The next day we put in at Lihue on Kauai. This was my favorite island. We had a lot of driving to do on this day as well, because the two things we wanted to see were on the opposite sides of the island, with the ship docking in the middle. First we drove around the south end of the island and stopped at the Kauai Coffee Plantation. We walked the grounds to look at the trees and then stocked up on coffee at the visitor center. Then we made our way to two state parks- Waimea Canyon and Kokee. Waimea Canyon is aptly named, and the amazing waterfall was probably my favorite stop on the entire trip. We had lunch in the town of Waimea, then started the long drive to the north side of the island. Our destination was the Kilauea Point Lighthouse which was, unbeknownst to us, closed that day! We were only able to get photos from the parking lot above, but it was still a nice drive, and we were able to see more Nene geese toodling about.

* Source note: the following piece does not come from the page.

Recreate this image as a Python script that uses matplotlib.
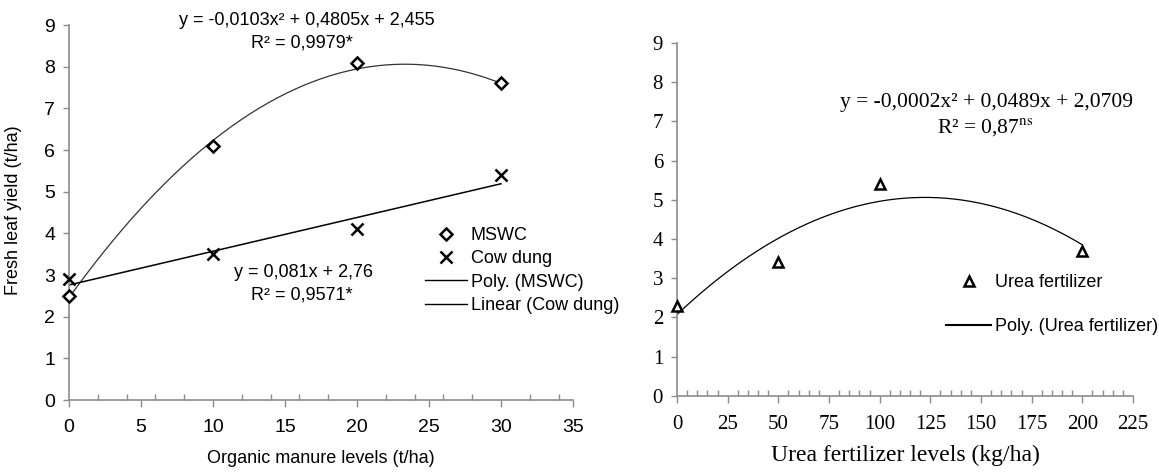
import numpy as np
import matplotlib
matplotlib.use("Agg")
from matplotlib import pyplot as plt
from matplotlib.lines import Line2D
from matplotlib.ticker import MultipleLocator

plt.rcParams['mathtext.fontset'] = 'stix'

# organic manure trial (t/ha)
manure_levels = [0, 10, 20, 30]
mswc_yield = [2.5, 6.1, 8.1, 7.6]
cow_dung_yield = [2.9, 3.5, 4.1, 5.4]
mswc_fit = [-0.0103, 0.4805, 2.455]
cow_dung_fit = [0.081, 2.76]

# urea trial (kg/ha)
urea_levels = [0, 50, 100, 200]
urea_yield = [2.3, 3.4, 5.4, 3.7]
urea_fit = [-0.0002, 0.0489, 2.0709]

W, H = 1159, 473
sans = 'Liberation Sans'
serif = 'Liberation Serif'
grey = '#8c8c8c'


def fx(px):
    return px / W


def fy(py):
    return 1 - py / H


fig = plt.figure(figsize=(W / 100, H / 100), dpi=100)
ax1 = fig.add_axes([fx(69), fy(400), fx(573 - 69), (400 - 25) / H])
ax2 = fig.add_axes([fx(677), fy(395.7), fx(1133 - 677), (395.7 - 43) / H])

for ax in (ax1, ax2):
    for s in ('top', 'right'):
        ax.spines[s].set_visible(False)
    for s in ('left', 'bottom'):
        ax.spines[s].set_color(grey)
        ax.spines[s].set_linewidth(1.2)
    ax.set_ylim(0, 9)
    ax.yaxis.set_major_locator(MultipleLocator(1))
    ax.tick_params(axis='y', which='major', length=4, width=1, color=grey, pad=6)
    ax.tick_params(axis='x', which='major', direction='out', length=5, width=1, color=grey, pad=9)
    ax.tick_params(axis='x', which='minor', direction='in', length=4, width=1, color=grey)

# ---- left: organic manure
xs = np.linspace(0, 30, 200)
ax1.plot(xs, np.polyval(mswc_fit, xs), color='#333333', lw=0.9)
ax1.plot(xs, np.polyval(cow_dung_fit, xs), color='black', lw=1.1)
ax1.plot(manure_levels, mswc_yield, ls='none', marker='D', ms=6, mfc='white', mec='black', mew=1.8, clip_on=False, zorder=3)
ax1.plot(manure_levels, cow_dung_yield, ls='none', marker='x', ms=8, mec='black', mew=1.8, clip_on=False, zorder=3)
ax1.set_xlim(0, 35)
ax1.xaxis.set_major_locator(MultipleLocator(5))
ax1.xaxis.set_minor_locator(MultipleLocator(2))
for lab in ax1.get_xticklabels() + ax1.get_yticklabels():
    lab.set_fontfamily(sans)
    lab.set_fontsize(14)
ax1.set_xlabel('Organic manure levels (t/ha)', fontfamily=sans, fontsize=13)
ax1.xaxis.set_label_coords(0.5, -0.133)
ax1.set_ylabel('Fresh leaf yield (t/ha)', fontfamily=sans, fontsize=13)
ax1.yaxis.set_label_coords(-0.093, 0.507)

ax1.text(16.5, 9.12, 'y = -0,0103x² + 0,4805x + 2,455', ha='center', va='center', fontfamily=sans, fontsize=13)
ax1.text(16.2, 8.57, 'R² = 0,9979*', ha='center', va='center', fontfamily=sans, fontsize=13)
ax1.text(16.25, 3.07, 'y = 0,081x + 2,76', ha='center', va='center', fontfamily=sans, fontsize=13)
ax1.text(16.2, 2.52, 'R² = 0,9571*', ha='center', va='center', fontfamily=sans, fontsize=13)

h1 = [Line2D([], [], ls='none', marker='D', ms=6, mfc='white', mec='black', mew=1.8),
      Line2D([], [], ls='none', marker='x', ms=8, mec='black', mew=1.8),
      Line2D([], [], color='black', lw=1),
      Line2D([], [], color='black', lw=1)]
ax1.legend(h1, ['MSWC', 'Cow dung', 'Poly. (MSWC)', 'Linear (Cow dung)'],
           loc='upper left', bbox_to_anchor=(fx(425), fy(227)), bbox_transform=fig.transFigure,
           frameon=False, borderpad=0, borderaxespad=0, handlelength=2.33, handletextpad=0.2,
           labelspacing=0.35, prop={'family': sans, 'size': 13})

# ---- right: urea
xu = np.linspace(0, 200, 200)
ax2.plot(xu, np.polyval(urea_fit, xu), color='black', lw=0.9)
ax2.plot(urea_levels, urea_yield, ls='none', marker='^', ms=7, mfc='white', mec='black', mew=1.8, clip_on=False, zorder=3)
ax2.set_xlim(0, 225)
ax2.xaxis.set_major_locator(MultipleLocator(25))
ax2.xaxis.set_minor_locator(MultipleLocator(5))
for lab in ax2.get_xticklabels() + ax2.get_yticklabels():
    lab.set_fontfamily(serif)
    lab.set_fontsize(15)
ax2.set_xlabel('Urea fertilizer levels (kg/ha)', fontfamily=serif, fontsize=17)
ax2.xaxis.set_label_coords(0.5, -0.14)

ax2.text(152.5, 7.47, 'y = -0,0002x² + 0,0489x + 2,0709', ha='center', va='center', fontfamily=serif, fontsize=15.5)
ax2.text(152, 6.86, r'R² = 0,87$^{\mathrm{ns}}$', ha='center', va='center', fontfamily=serif, fontsize=15.5)

h2 = [Line2D([], [], ls='none', marker='^', ms=7, mfc='white', mec='black', mew=1.8),
      Line2D([], [], color='black', lw=1.5)]
ax2.legend(h2, ['Urea fertilizer', 'Poly. (Urea fertilizer)'],
           loc='upper left', bbox_to_anchor=(fx(946), fy(274)), bbox_transform=fig.transFigure,
           frameon=False, borderpad=0, borderaxespad=0, handlelength=2.5, handletextpad=0.2,
           labelspacing=1.5, prop={'family': sans, 'size': 13})

fig.savefig('out.png', dpi=100)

The last day was back on Hawaii at Kona, and it was our shortest because of an itinerary change on the ship. We got to port late, and then because this was a tender port (you don't pull up to a dock but instead take small boats over to the island) it took us several hours to get off the ship. The Big Island turned out to be James' favorite stop, and I do wish we could have spent more time in Kona. We went to a few local markets, and had time to head out to another coffee plantation, but that was about it. We had planned to visit a beautiful historical park and church further up the road, but didn't have time. We had a late lunch there in town at a nice outdoor restaurant on the water. As we headed back to the ship, James was eyeballing the big Marriott sitting right there on the beach.
The cruise ended with five more at sea days then a very short evening in Ensenada Mexico, where the most exciting thing we saw were the droves of harbor seals playing about everywhere. The next morning we were back where we started from, in Long Beach California. The cruise was long, and I admit I was starting to get a bit restless on the sail back from Hawaii. One benefit of visiting Hawaii on a cruise was being able to visit several of the islands, because other than by air, there is no service between the islands. A disadvantage would be just getting to spend a few hours at a time at each island, never venturing too far because we had to be back on the ship at a certain time.
But we loved the islands, and ever since we got home we have talked nonstop about going back to Hawaii. Not on another cruise, but picking one island (hard decision!) and flying there for a week long stay. Not sure when that trip will be possible, but as much as we enjoyed our visit to the Hawaiian Islands, I'm sure we'll get back there again as soon as we can!